Ask a kid what they want to be when they grow up and the answers are often predictable – doctor, lawyer, cop, firefighter. As a child, Chad Rusthoven, MD always said he wanted to be a doctor – it seemed like a good career choice, frequently reinforced by both teachers and parents. Over the years, he’s learned that being a physician in the field of radiation oncology is a far more complex and rewarding journey than he ever imagined.
After earning his undergraduate degree in psychology from the University of Florida honors college, Rusthoven committed to pursuing medicine and spent another 10 years in training, including medical school at University of South Florida, internship at Georgetown, and ultimately his residency in radiation oncology at University of Colorado Hospital.
“There were a number of fields that interested me in medical school, including internal medicine, infectious disease, and emergency medicine. Ultimately, I decided on oncology, which ended up being a wonderful choice for me,” Rusthoven says. “It’s a multidisciplinary field, that’s constantly evolving and advancing. But above all, oncology allows you to support people going through a major challenge in their lives, which is such a privilege and a uniquely human experience.”
After completing his radiation oncology residency in 2015, Rusthoven was offered a position to stay on as a faculty member at the University of Colorado Hospital, with a specialization in the treatment of lung and brain tumors.
“Working in the lung and CNS oncology programs at UCH has really been a dream job for me,” he says. “It is an incredible environment to work in, with a culture of compassionate, patient- centered care and colleagues who are some of the world’s leading experts in oncology.”
Rusthoven is part of CU’s renowned thoracic oncology team improving outcomes for people with lung cancer around the world.
“When I was a resident,” Rusthoven recalls, “Brian Kavanagh (MD, MPH, chair of radiation oncology), Ross Camidge (MD, PhD, director
of thoracic oncology), and Bob Doebele (MD, PhD, director of the Thoracic Oncology Research Initiative) were just beginning to look at the combination of radiation and targeted therapies in lung cancer. Five years later, their work has defined some of the key treatment paradigms in the national guidelines for lung cancer patients with targetable mutations.”
As a radiation oncologist, Rusthoven’s job is to help his patients live longer, improve symptoms, and to minimize the side effects of therapy. Sometimes the treatment options are limited, though, and Rusthoven believes that may be when some of his patients need their physicians the most.
“As oncologists, there is always something we can do. For some, it is treating with the hope of cure or improving quality of life. But in some cases, people just need to speak to someone understanding who cares about what they are going through,” he says.
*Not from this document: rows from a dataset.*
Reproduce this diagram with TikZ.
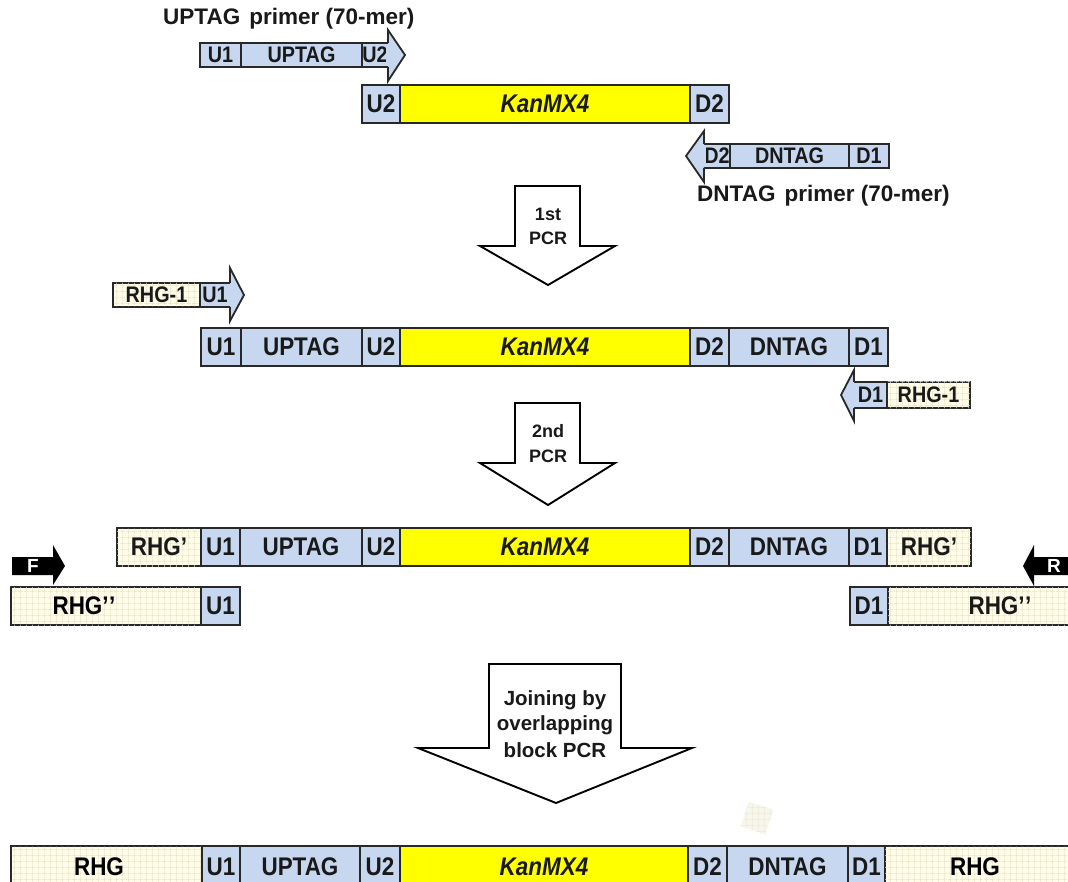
\documentclass[tikz,border=0pt]{standalone}
\usepackage{fontspec}
\setmainfont{Liberation Sans}
\newfontfamily\talllib[FakeStretch=0.88]{Liberation Sans}
\usetikzlibrary{patterns}
\definecolor{blu}{RGB}{198,215,239}
\definecolor{yel}{RGB}{255,255,0}
\definecolor{crm}{RGB}{255,252,232}
\definecolor{gridc}{RGB}{232,228,200}
\definecolor{edge}{RGB}{40,40,40}
\pgfdeclarepatternformonly{cgrid}{\pgfpointorigin}{\pgfpoint{6pt}{6pt}}{\pgfpoint{6pt}{6pt}}{%
  \pgfsetlinewidth{0.5pt}%
  \pgfpathmoveto{\pgfpoint{0pt}{3pt}}\pgfpathlineto{\pgfpoint{6pt}{3pt}}%
  \pgfpathmoveto{\pgfpoint{3pt}{0pt}}\pgfpathlineto{\pgfpoint{3pt}{6pt}}%
  \pgfusepath{stroke}}
\newcommand\myfbig{\talllib\fontsize{25.5}{27}\selectfont\bfseries}
\newcommand\myfsm{\talllib\fontsize{22.5}{24}\selectfont\bfseries}
\newcommand\myfttl{\fontsize{22.5}{24}\selectfont\bfseries}
\newcommand\myfarr{\fontsize{18}{20}\selectfont\bfseries}
\newcommand\myfjoin{\fontsize{20.5}{22}\selectfont\bfseries}
\newcommand\myfwt{\fontsize{19}{20}\selectfont\bfseries}
\tikzset{
  box/.style={draw=edge, line width=1.8, inner sep=0pt, outer sep=0pt, rectangle, text=black!90},
  bluebox/.style={fill=blu},
  yelbox/.style={fill=yel},
  crmbox/.style={fill=crm, postaction={pattern=cgrid, pattern color=gridc}},
  big/.style={font=\myfbig},
  sm/.style={font=\myfsm},
  ttl/.style={font=\myfttl, text=black!90, inner sep=0pt},
  arrtxt/.style={font=\myfarr, text=black!90, inner sep=0pt},
  jointxt/.style={font=\myfjoin, text=black!90, inner sep=0pt},
  bigarrow/.style={draw=black, line width=1.9, fill=white, line join=miter},
  headline/.style={draw=edge, line width=1.8},
  blackarrow/.style={fill=black},
  wtxt/.style={font=\myfwt, text=white, inner sep=0pt},
}
% name, x1, x2, y1, y2, style, text
\newcommand\seg[7]{\node[box,#6,minimum width={#3-#2},minimum height={#5-#4}] (#1) at ({(#2+#3)/2},{(#4+#5)/2}) {#7};}
% right-pointing head: xbase, ytop, ybot, headtop, headbot, tip
\newcommand\rhead[6]{%
  \fill[blu] ({#1-1.6},{#2+1}) rectangle ({#1+0.5},{#3-1});
  \filldraw[headline,fill=blu] (#1,#2) -- (#1,#4) -- (#6,{(#2+#3)/2}) -- (#1,#5) -- (#1,#3);}
% left-pointing head
\newcommand\lhead[6]{%
  \fill[blu] ({#1-0.5},{#2+1}) rectangle ({#1+1.6},{#3-1});
  \filldraw[headline,fill=blu] (#1,#2) -- (#1,#4) -- (#6,{(#2+#3)/2}) -- (#1,#5) -- (#1,#3);}
\begin{document}
\begin{tikzpicture}[x=1pt,y=-1pt]
\useasboundingbox (0,0) rectangle (1068,882);
\clip (0,0) rectangle (1068,882);
\fill[white] (0,0) rectangle (1068,882);

% ---- UPTAG primer
\node[ttl,anchor=west] (tA) at (163,19) {UPTAG\hspace{0.4em}primer (70-mer)};
\seg{aU1}{200}{241}{43}{67}{bluebox,sm}{U1}
\seg{aUP}{241}{362}{43}{67}{bluebox,sm}{UPTAG}
\seg{aU2}{362}{388}{43}{67}{bluebox,sm}{U2}
\rhead{388}{43}{67}{30}{81}{405}

% ---- KanMX4 template
\seg{bU2}{362}{400}{85}{123}{bluebox,big}{U2}
\seg{bK}{400}{690}{85}{123}{yelbox,big}{\itshape KanMX4}
\seg{bD2}{690}{729}{85}{123}{bluebox,big}{D2}

% ---- DNTAG primer
\seg{cD2}{704}{730}{144}{168}{bluebox,sm}{D2}
\seg{cDN}{730}{849}{144}{168}{bluebox,sm}{DNTAG}
\seg{cD1}{849}{889}{144}{168}{bluebox,sm}{D1}
\lhead{704}{144}{168}{131}{182}{686}
\node[ttl,anchor=west] (tC) at (697,196) {DNTAG\hspace{0.4em}primer (70-mer)};

% ---- 1st PCR arrow
\draw[bigarrow] (515,186) -- (580,186) -- (580,246) -- (615,246) -- (548,285) -- (480,246) -- (515,246) -- cycle;
\node[arrtxt] (p1a) at (548,214) {1st};
\node[arrtxt] (p1b) at (548,238) {PCR};

% ---- RHG-1 / U1 primer
\seg{dR}{113}{200}{283}{307}{crmbox,sm}{RHG-1}
\seg{dU1}{200}{230}{283}{307}{bluebox,sm}{U1}
\rhead{230}{283}{307}{268}{321}{244}

% ---- 1st PCR product
\seg{eU1}{201}{241}{328}{366}{bluebox,big}{U1}
\seg{eUP}{241}{362}{328}{366}{bluebox,big}{UPTAG}
\seg{eU2}{362}{400}{328}{366}{bluebox,big}{U2}
\seg{eK}{400}{690}{328}{366}{yelbox,big}{\itshape KanMX4}
\seg{eD2}{690}{729}{328}{366}{bluebox,big}{D2}
\seg{eDN}{729}{849}{328}{366}{bluebox,big}{DNTAG}
\seg{eD1}{849}{888}{328}{366}{bluebox,big}{D1}

% ---- D1 / RHG-1 primer
\seg{fD1}{854}{887}{382}{408}{bluebox,sm}{D1}
\seg{fR}{887}{970}{382}{408}{crmbox,sm}{RHG-1}
\lhead{854}{382}{408}{370}{421}{841}

% ---- 2nd PCR arrow
\draw[bigarrow] (515,403) -- (580,403) -- (580,463) -- (615,463) -- (548,505) -- (480,463) -- (515,463) -- cycle;
\node[arrtxt] (p2a) at (548,431) {2nd};
\node[arrtxt] (p2b) at (548,456) {PCR};

% ---- 2nd PCR product
\seg{gR1}{117}{201}{528}{566}{crmbox,big}{RHG’}
\seg{gU1}{201}{240}{528}{566}{bluebox,big}{U1}
\seg{gUP}{240}{362}{528}{566}{bluebox,big}{UPTAG}
\seg{gU2}{362}{400}{528}{566}{bluebox,big}{U2}
\seg{gK}{400}{690}{528}{566}{yelbox,big}{\itshape KanMX4}
\seg{gD2}{690}{729}{528}{566}{bluebox,big}{D2}
\seg{gDN}{729}{849}{528}{566}{bluebox,big}{DNTAG}
\seg{gD1}{849}{887}{528}{566}{bluebox,big}{D1}
\seg{gR2}{887}{971}{528}{566}{crmbox,big}{RHG’}

% ---- flanking fragments
\seg{hR1}{11}{201}{587}{625}{crmbox,big}{}
\node[big,inner sep=0pt] (hR1t) at (84,606) {RHG’\kern0.5pt’};
\seg{hU1}{201}{240}{587}{625}{bluebox,big}{U1}
\seg{hD1}{850}{888}{587}{625}{bluebox,big}{D1}
\seg{hR2}{888}{1112}{587}{625}{crmbox,big}{RHG’\kern0.5pt’}

% ---- F and R primers
\fill[blackarrow] (12,557) -- (53,557) -- (53,545) -- (65,566) -- (53,585) -- (53,575) -- (12,575) -- cycle;
\node[wtxt] (F) at (33,566) {F};
\fill[blackarrow] (1072,557) -- (1034,557) -- (1034,545) -- (1023,566) -- (1034,586) -- (1034,575) -- (1072,575) -- cycle;
\node[wtxt] (R) at (1054,566) {R};

% ---- joining arrow
\draw[bigarrow] (489,664) -- (621,664) -- (621,748) -- (692,748) -- (556,803) -- (418,748) -- (489,748) -- cycle;
\node[jointxt] (j1) at (555,700) {Joining by};
\node[jointxt] (j2) at (555,725) {overlapping};
\node[jointxt] (j3) at (555,750) {block PCR};

% faint grid fleck
\node[rotate=-18, minimum size=26, inner sep=0pt, fill=gridc!35, postaction={pattern=cgrid, pattern color=gridc!80}] (fleck) at (757,818) {};

% ---- final product
\seg{iR1}{11}{202}{846}{888}{crmbox,big}{}
\node[big,inner sep=0pt] (iR1t) at (99,867) {RHG};
\seg{iU1}{202}{240}{846}{888}{bluebox,big}{U1}
\seg{iUP}{240}{360}{846}{888}{bluebox,big}{UPTAG}
\seg{iU2}{360}{400}{846}{888}{bluebox,big}{U2}
\seg{iK}{400}{688}{846}{888}{yelbox,big}{\itshape KanMX4}
\seg{iD2}{688}{727}{846}{888}{bluebox,big}{D2}
\seg{iDN}{727}{848}{846}{888}{bluebox,big}{DNTAG}
\seg{iD1}{848}{885}{846}{888}{bluebox,big}{D1}
\seg{iR2}{885}{1075}{846}{888}{crmbox,big}{}
\node[big,inner sep=0pt] (iR2t) at (975,867) {RHG};
\end{tikzpicture}
\end{document}
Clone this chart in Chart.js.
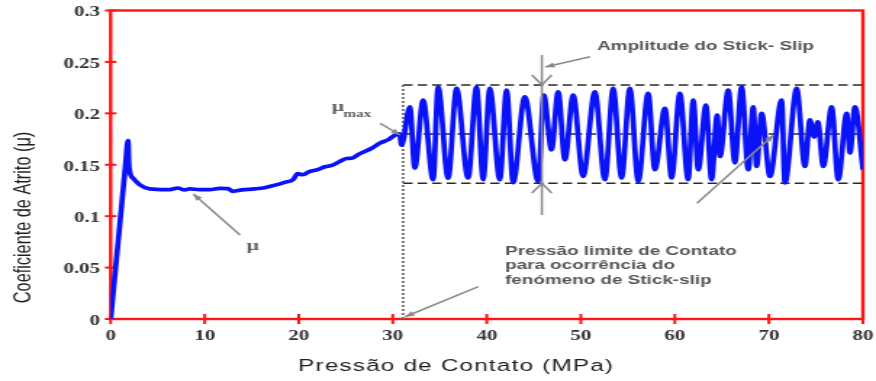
<!DOCTYPE html>
<html>
<head>
<meta charset="utf-8">
<script src="https://cdn.jsdelivr.net/npm/chart.js@4.4.1/dist/chart.umd.min.js"></script>
<style>
  html, body { margin: 0; padding: 0; background: #fff; overflow: hidden; }
  canvas { display: block; }
</style>
</head>
<body>
<!-- drawn on a 604px-wide canvas and shown 876px wide -->
<canvas id="c" width="604" height="381" style="width:876px;height:381px"></canvas>
<script>
// Contact pressure (MPa)
const pressure = [
  0, 0.9, 1.6, 1.84, 1.95, 2.37, 3.09, 4.15, 5.93, 6.28, 7.13, 7.87, 8.40, 9.47, 10.53, 11.6, 12.45,
  13.01, 13.94, 15.32, 16.38, 17.27, 18.51, 19.39, 19.89, 20.43, 21.17, 22.02, 22.77, 23.51,
  24.36, 25.07, 25.64, 26.28, 27.02, 27.77, 28.62, 29.47, 30.39, 30.74, 30.93,
  31.81, 32.34, 33.22, 34.29, 34.82, 35.88, 36.78, 38.01, 38.90, 39.61, 40.32, 41.38, 42.10,
  42.80, 44.04, 45.46, 46.06, 46.88, 47.59, 48.30, 49.18, 50.24, 51.49, 52.55, 53.44, 54.33,
  55.21, 56.10, 57.16, 57.87, 58.94, 59.65, 60.53, 61.41, 61.95, 62.48, 63.30, 63.90, 64.50,
  64.79, 65.67, 66.38, 67.10, 67.80, 68.33, 68.69, 69.22, 70.11, 71.35, 71.70, 72.95, 73.83,
  74.36, 74.79, 75.20, 75.78, 76.67, 77.37, 78.27, 78.62, 79.15, 80.0
];
// Friction coefficient (mu)
const friction = [
  0, 0.085, 0.152, 0.1735, 0.148, 0.137, 0.1306, 0.1265, 0.1258, 0.1258, 0.1274, 0.1255, 0.1265, 0.1258,
  0.1258, 0.127, 0.1268, 0.1242, 0.1255, 0.1265, 0.1277, 0.1297, 0.1329, 0.1355, 0.1413,
  0.1403, 0.1435, 0.1452, 0.148, 0.1493, 0.1532, 0.1561, 0.1563, 0.1597, 0.1629, 0.166,
  0.171, 0.1742, 0.1795, 0.180, 0.169,
  0.2064, 0.1468, 0.2129, 0.1355, 0.2258, 0.137, 0.2242, 0.1371, 0.2258, 0.1355, 0.2242,
  0.1355, 0.2226, 0.1326, 0.2161, 0.1338, 0.2177, 0.1645, 0.2209, 0.1548, 0.2177, 0.1387,
  0.2209, 0.1355, 0.2242, 0.1371, 0.2242, 0.1338, 0.2194, 0.1452, 0.2049, 0.1371, 0.2194,
  0.1355, 0.2129, 0.1452, 0.2081, 0.1355, 0.1984, 0.158, 0.2226, 0.1519, 0.2258, 0.1452,
  0.2064, 0.1484, 0.200, 0.1387, 0.2129, 0.1323, 0.2242, 0.1484, 0.1936, 0.177, 0.1916,
  0.1484, 0.2064, 0.1355, 0.200, 0.1616, 0.2064, 0.1452
];
const xTickLabels = ['0', '10', '20', '30', '40', '50', '60', '70', '80'];
const yTickLabels = ['0', '0.05', '0.1', '0.15', '0.2', '0.25', '0.3'];

// Stick-slip band: onset pressure, upper, mean and lower friction levels
const slipOnset = 31.1;
const slipUpper = 0.2276;
const slipMean = 0.1799;
const slipLower = 0.132;

const points = pressure.map((p, i) => ({ x: p, y: friction[i] }));

const GREY_TEXT = '#555';
const GREY_LINE = '#8a8a8a';

function arrow(ctx, x1, y1, x2, y2, head) {
  ctx.beginPath();
  ctx.moveTo(x1, y1);
  ctx.lineTo(x2, y2);
  ctx.stroke();
  const a = Math.atan2(y2 - y1, x2 - x1);
  ctx.beginPath();
  ctx.moveTo(x2, y2);
  ctx.lineTo(x2 - head * Math.cos(a - 0.38), y2 - head * Math.sin(a - 0.38));
  ctx.lineTo(x2 - head * Math.cos(a + 0.38), y2 - head * Math.sin(a + 0.38));
  ctx.closePath();
  ctx.fill();
}

const decor = {
  id: 'decor',
  beforeDatasetsDraw(chart) {
    const { ctx, chartArea: a, scales: { x, y } } = chart;
    ctx.save();
    // red frame
    ctx.strokeStyle = '#ff1414';
    ctx.lineWidth = 2.4;
    ctx.strokeRect(a.left, a.top, a.right - a.left, a.bottom - a.top);
    // tick marks crossing the axes
    ctx.lineWidth = 2;
    y.ticks.forEach((t, i) => {
      const py = y.getPixelForTick(i);
      ctx.beginPath(); ctx.moveTo(a.left - 4, py); ctx.lineTo(a.left + 4, py); ctx.stroke();
    });
    x.ticks.forEach((t, i) => {
      const px = x.getPixelForTick(i);
      ctx.beginPath(); ctx.moveTo(px, a.bottom - 5); ctx.lineTo(px, a.bottom + 5); ctx.stroke();
    });
    // stick-slip band
    const x0 = x.getPixelForValue(slipOnset);
    ctx.strokeStyle = '#2a2a2a';
    ctx.lineWidth = 1.5;
    ctx.setLineDash([6.5, 3.5]);
    [slipUpper, slipLower].forEach(v => {
      const py = y.getPixelForValue(v);
      ctx.beginPath(); ctx.moveTo(x0, py); ctx.lineTo(a.right, py); ctx.stroke();
    });
    ctx.setLineDash([7, 2.5, 2, 2.5]);
    const pm = y.getPixelForValue(slipMean);
    ctx.beginPath(); ctx.moveTo(x0, pm); ctx.lineTo(a.right, pm); ctx.stroke();
    // onset pressure marker
    ctx.strokeStyle = '#7a7a7a';
    ctx.lineWidth = 2;
    ctx.setLineDash([2, 2]);
    ctx.beginPath(); ctx.moveTo(x0, y.getPixelForValue(slipUpper)); ctx.lineTo(x0, a.bottom); ctx.stroke();
    ctx.restore();
  },
  afterDatasetsDraw(chart) {
    const { ctx, scales: { x, y } } = chart;
    const X = v => x.getPixelForValue(v);
    const Y = v => y.getPixelForValue(v);
    ctx.save();
    ctx.strokeStyle = GREY_LINE;
    ctx.fillStyle = GREY_LINE;
    ctx.lineWidth = 1.5;

    // amplitude marker
    const xa = X(45.85);
    ctx.beginPath(); ctx.moveTo(xa, Y(0.2567)); ctx.lineTo(xa, Y(0.1011)); ctx.stroke();
    ctx.beginPath();
    ctx.moveTo(X(44.8), Y(0.2373)); ctx.lineTo(xa, Y(slipUpper)); ctx.lineTo(X(46.9), Y(0.2373));
    ctx.moveTo(X(44.8), Y(0.1225)); ctx.lineTo(xa, Y(slipLower)); ctx.lineTo(X(46.9), Y(0.1225));
    ctx.stroke();

    arrow(ctx, X(50.99), Y(0.2551), X(46.2), Y(0.2451), 7);
    arrow(ctx, X(28.65), Y(0.1903), X(30.78), Y(0.1789), 7);
    arrow(ctx, X(13.76), Y(0.0817), X(8.79), Y(0.1216), 7);
    arrow(ctx, X(62.34), Y(0.1125), X(70.49), Y(0.1789), 7);
    arrow(ctx, X(39.1), Y(0.0314), X(31.31), Y(0.0022), 7);

    // annotation texts
    ctx.fillStyle = GREY_TEXT;
    ctx.textAlign = 'left';
    ctx.textBaseline = 'middle';
    ctx.font = 'bold 13px "Liberation Sans", Arial, sans-serif';
    ctx.fillText('Amplitude do Stick- Slip', X(51.73), Y(0.2648));
    ctx.fillText('Pressão limite de Contato', X(41.95), Y(0.0654));
    ctx.fillText('para ocorrência do', X(41.95), Y(0.0525));
    ctx.fillText('fenómeno de Stick-slip', X(41.95), Y(0.0379));

    ctx.textBaseline = 'alphabetic';
    ctx.fillStyle = '#606060';
    ctx.font = 'bold 15px "Liberation Serif", "Times New Roman", serif';
    ctx.fillText('μ', X(23.51), Y(0.2023));
    ctx.font = 'bold 10.5px "Liberation Serif", "Times New Roman", serif';
    ctx.fillText('max', X(24.75), Y(0.1964));
    ctx.font = 'bold 15px "Liberation Serif", "Times New Roman", serif';
    ctx.fillText('μ', X(14.45), Y(0.0671));

    // axis titles
    ctx.fillStyle = '#1e1e1e';
    ctx.textAlign = 'center';
    ctx.textBaseline = 'middle';
    ctx.font = '16.8px "Liberation Sans", Arial, sans-serif';
    ctx.letterSpacing = '0.8px';
    ctx.fillText('Pressão de Contato (MPa)', 314.5, 366.5);
    ctx.letterSpacing = '0px';
    ctx.font = '16.3px "Liberation Sans", Arial, sans-serif';
    ctx.translate(16.2, 217.5);
    ctx.rotate(-Math.PI / 2);
    ctx.fillText('Coeficiente de Atrito (μ)', 0, 0);
    ctx.restore();
  }
};

const tickFont = { family: '"Liberation Serif", "Times New Roman", serif', size: 14.5, weight: 'bold' };

new Chart(document.getElementById('c'), {
  type: 'line',
  data: {
    datasets: [{
      data: points,
      borderColor: 'rgb(10,18,248)',
      borderWidth: 3.7,
      pointRadius: 0,
      fill: false,
      cubicInterpolationMode: 'monotone'
    }]
  },
  options: {
    responsive: false,
    animation: false,
    devicePixelRatio: 1,
    layout: { padding: { left: 0, top: 10.5, right: 9, bottom: 0 } },
    plugins: { legend: { display: false }, tooltip: { enabled: false } },
    scales: {
      x: {
        type: 'linear',
        min: 0, max: 80,
        grid: { display: false, drawTicks: false },
        border: { display: false },
        ticks: {
          stepSize: 10,
          padding: 9,
          color: '#333',
          font: tickFont,
          maxRotation: 0,
          callback: (v, i) => xTickLabels[i]
        },
        afterFit: s => { s.height = 62; s.paddingLeft = 0; s.paddingRight = 0; }
      },
      y: {
        min: 0, max: 0.3,
        grid: { display: false, drawTicks: false },
        border: { display: false },
        ticks: {
          stepSize: 0.05,
          padding: 7.3,
          labelOffset: 2,
          color: '#333',
          font: tickFont,
          callback: (v, i) => yTickLabels[i]
        },
        afterFit: s => { s.width = 76.3; s.paddingTop = 0; s.paddingBottom = 0; }
      }
    }
  },
  plugins: [decor]
});
</script>
</body>
</html>
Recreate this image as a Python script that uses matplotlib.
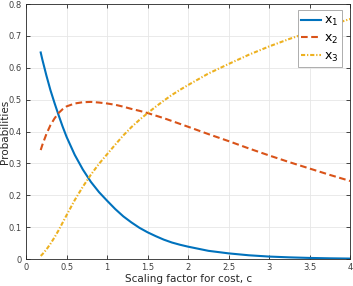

Rusthoven’s bedside manner was recently recognized with an induction to the Gold Humanism Honor Society, a distinction voted on by current UCH residents and fellows in recognition of faculty members who embody humanism in medicine.
In addition to his interest in patient-centered oncology, Rusthoven is also an active researcher and author. He has had notable success early
in his career, with original research and opinion contributions to leading medical journals including the Journal of Clinical Oncology and the New England Journal of Medicine. Rusthoven also serves as a panel member for the National Comprehensive Cancer Network (NCCN) brain tumor and small-cell lung cancer guidelines, which set the standard-of- care for the oncology care in U.S.
For example, in a recent study published in the Journal of Clinical Oncology, a group of CU-lead radiation oncologists and surgeons, with Rusthoven as senior author, analyzed post-treatment outcomes for over 80,000 patients with stage I lung cancer. Importantly, the authors found differences in post-treatment outcomes between surgery and radiation that appeared to increase with age, which could influence decision-making among older patients who are eligible for either treatment.
“The culture of research at CU is to go wherever the data leads you, and we’ve been fortunate enough to follow those leads to some exciting research questions over the years. Here, I also have the advantage of working with some of the brightest and most open-minded oncologists around,” he says.
With old-school bedside manner and an openness to ongoing scientific advancement, Chad Rusthoven hopes to be one of CU’s radiation oncology leaders for the next generation in the rapidly advancing field of cancer care.